With the daily disaster that is the BP oil spill, it is easy and understandable that we may miss elements of the huge picture that loom before us. It is easy and understandable that we can defer consideration of one ongoing disaster while another one unravels before our daily video eyes. It is easy and understandable that we do not have the tragedy of American combat involvement in Afghanistan in the forefront of our realm of consciousness and concern.
The Gulf of Mexico oil spill continues, seemingly unabated, seemingly forever. In most instances major environmental degradation takes place over generations if not centuries. It is rare that an ecological disaster of such epic proportions takes place in less than ninety days. To be sure, the oil companies have been less than sterling stewards of the environment in that region for the last half century, but the BP oil spill has collapsed the ecology and the economy of the Southern quadrant of the United States with incomprehensible proportions.

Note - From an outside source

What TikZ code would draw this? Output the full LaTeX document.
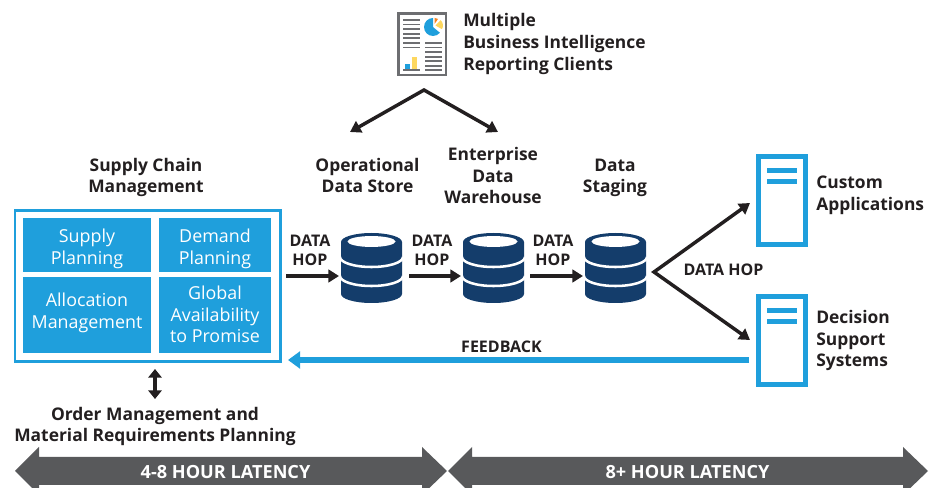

But Afghanistan continues to bleed this country’s youth and treasure daily. In the month of June sixty members of the American military died there. That is an average of one soldier every twelve hours. As this column is being written five American soldiers died yesterday as we reveled in the afterglow of yet another Independence Day celebration that had more to do with fireworks and barbeques than it had to do with some understanding of the enormous potential of a country that has yet to be fully realized.
We see the Obama Administration enveloped in some bizarre policy flytrap that is jointly constructed by the Bush-Cheney neo-cons and by candidate Barack Obama himself. As a candidate, Barack Obama correctly pointed out that the American war in Iraq was conceived in error, executed with near idiocy and had resulted in no discernible benefit for any American who was not a shareholder employee of Haliburton or Blackwater. He also correctly pointed out that Afghanistan and its murky border with Pakistan was the lair and launching point for some of the extreme and violent terror that has been directed against the United States for at least a decade and that this region should be site of any use of American force.
How that correct analysis has now morphed into the insertion of almost 100,000 additional American troops into Afghanistan is a mystery that will have to be parsed by historians in the years and decades to come. What we know in the here and now is that the American military establishment has turned Obama’s initial correct analysis into a military solution that will somehow address the seemingly unrelated goals of counter terrorism, counter insurgency and nation building.
What we know in the here and now is that there is no itemized and cognizable definition of success in Afghanistan that has been articulated by any representative of the Administration, civilian or military. If the idea is that American troops will be in Afghanistan until “it is no longer a safe haven for terrorists to launch attacks against America” what happens when the terrorists who have access to the internet are smart enough to move their operations to Somalia, Djibouti or Minnesota? Will the decade-long military incursion into Afghanistan have made any American city, town or village any safer? Is the next iteration of the Afghanistan madness to play combat Whack-A-Mole with terrorists all over the world? And always one whack behind?
One of the common definitions of madness is engaging in continuous behavior that produces only one negative result while always expecting a different result. The more that we look at the Obama Administration in Afghanistan I am reminded of the Johnson Administration in Vietnam. The Johnson Administration was elected in 1964 with great hope and promise for America. The epic and historically consequential Civil Rights Bill had passed and the Great Society was going to finally address the institutional disparities in American society that had diminished its capacity to keep its great promise for all of its citizens. The hopes and dreams of many Americans were invested in a President who promised change and articulated a new vision of the future. Vietnam was a police action that President Lyndon Johnson had inherited from the Eisenhower and Kennedy presidencies and he was honor bound to support the military commitments made to that point.
Somehow this initial support for a military commitment, based upon the dubious (and now fully disproven) premise that American’s security depended upon countering the communist threat in Vietnam, resulted in “surge” after “surge” of soldiers until 500,000 troops were in Vietnam and at least 50,000 Americans and millions of Vietnamese died.
And then America simply had no more will to fight an unwinnable war against a nationalist insurgency that was prepared to fight forever. And then American troops were withdrawn. And then there was a “communist takeover”. And American security was not compromised in the least. And now, Vietnam is a valued trading partner of the United States.
Indeed, Afghanistan has now become Vietnam with mountain passes of terror and valleys and plains of daily mortal conflict. We can only continue to hope that President Obama perceives the analogy and determines to end the madness of this country continuing to make the same mistakes, always hoping for a different result, no matter its improbability and impossibility.
And it must be noted, almost mournfully by this writer, that as of this date, U.S. policy in Afghanistan is not appreciably different than it would have been if the Cheney-Bush duo had been re-elected or if John McCain had been elected. Barack Obama was elected by many who believed that he would be adept enough to know that a military hammer cannot be used surgically. The consequences of this erroneous judgment become clearer by the daily body count.